As seen, a main program counter is used to establish the speed of the LED flashing and how often the user button is checked. The timing of the button checks is very critical. Checking them too often will result in confusion, and the program will exit a mode it has just started because it still recognizes the button as being pressed. To counter this effect, many delays are used throughout the program to aid in the timing of everything. Once the user button is pressed, the scanning routine begins by commanding the iRobot Create to drive forward while the front scanning servos move to their specified angles. After every scanning movement, the attached ET sensors will return the distance to the nearest object within their range. If nothing is seen, the angle of both servos is increased or decreased, depending upon the current scanning direction and object tracking status, and the servos move to this new angle while the robot continues to drive forward. In real time, these front scanners appear to be quickly looking back and forth as the robot slowly drives forward.

Once an object within the specified viewing distance is detected by either sensor, the object will begin to be tracked by the sensor which saw it, and the iRobot Create will stop moving forward. The other front sensor will continue scanning as normal unless it detects an object as well. During this object tracking period, a counter will begin, and the scanner servo will change direction when it reaches the edge, ignoring its normal scanning area restrictions. The program will remember the positions of the servo when it detects either object edge. When the scanner detects the edge of the object again, it will compare the current servo position with the previous one. If these positions are identical for two scanning iterations, the object is deemed stable and the arm will attempt to pick it up. Notice there is no safety mechanism here in case the object is too large. This is an advanced line of reasoning which was not considered as all objects within the test area will be controlled.

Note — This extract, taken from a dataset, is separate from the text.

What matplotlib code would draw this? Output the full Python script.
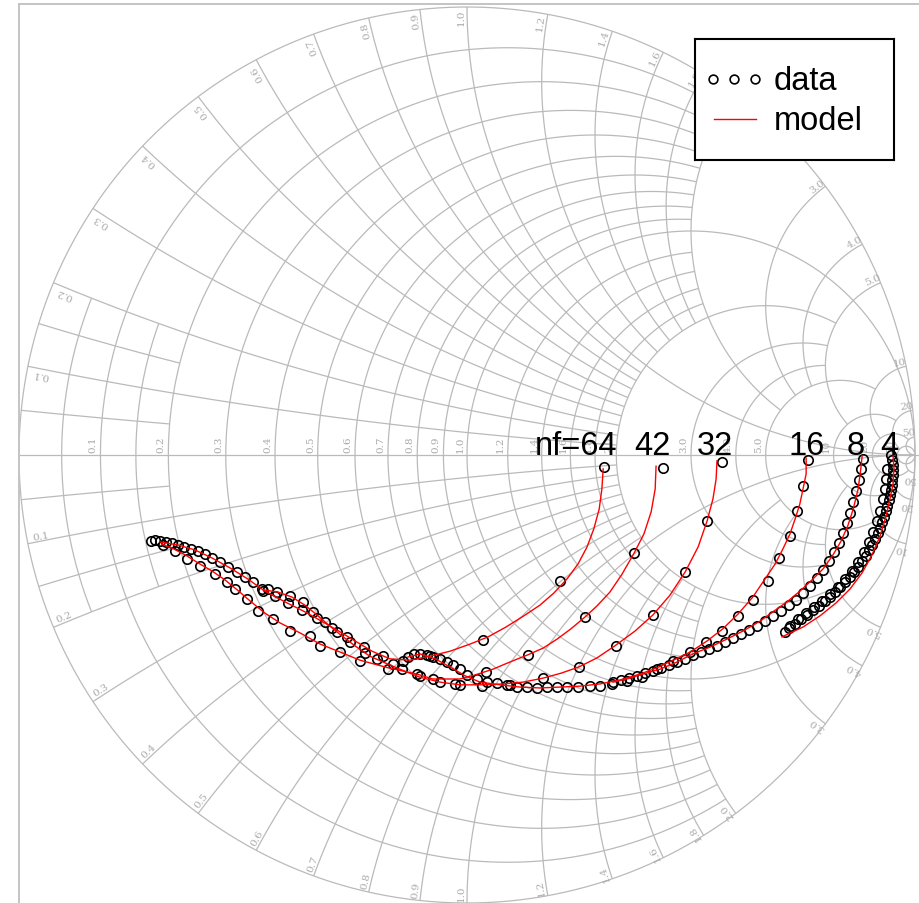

If the edge positions are not identical, the scanner will continue its attempt to track the object until the scanning timer expires. At this point, the iRobot Create will be instructed to rotate away from the scanner which detected the object—clockwise for the left scanner and counter clockwise for the right scanner. After it has rotated, the robot will once again begin to drive forward and scan as normal. This incredibly simple logic has proven to be very effective in testing the capabilities of the arm in conjunction with the GP2D12 Sharp Range Finding “ET” sensors. We carried out the experiment for the robotic arm system, and the video took a movie in which the robot arm can catch the object and put it down on the left side of the iRobot. The screen shot of this movie is shown in Figure 16.

8. Conclusion

A geometric approach to solve for the unknown joint angles required for the autonomous positioning of a robotic arm has been developed. This analysis is dependent upon the known lengths of each arm joint to joint link as well as the desired terminal position of the arm in the three-dimensional space of the arm’s workable area with respect to arm base. The analysis has been developed around a few basic assumptions regarding the functionality of the arm, and has been created using a strictly trigonometric approach with regards to a geometric representation of the arm. For testing purposes, an iRobot Create mobile robot platform has been retrofitted with a robotic arm from Lynxmotion possessing five degrees of freedom in addition to an end effector. The geometric method is easily modifiable for similar robotic system architectures and provides the capability of local autonomy to a system which is very difficult to manually control.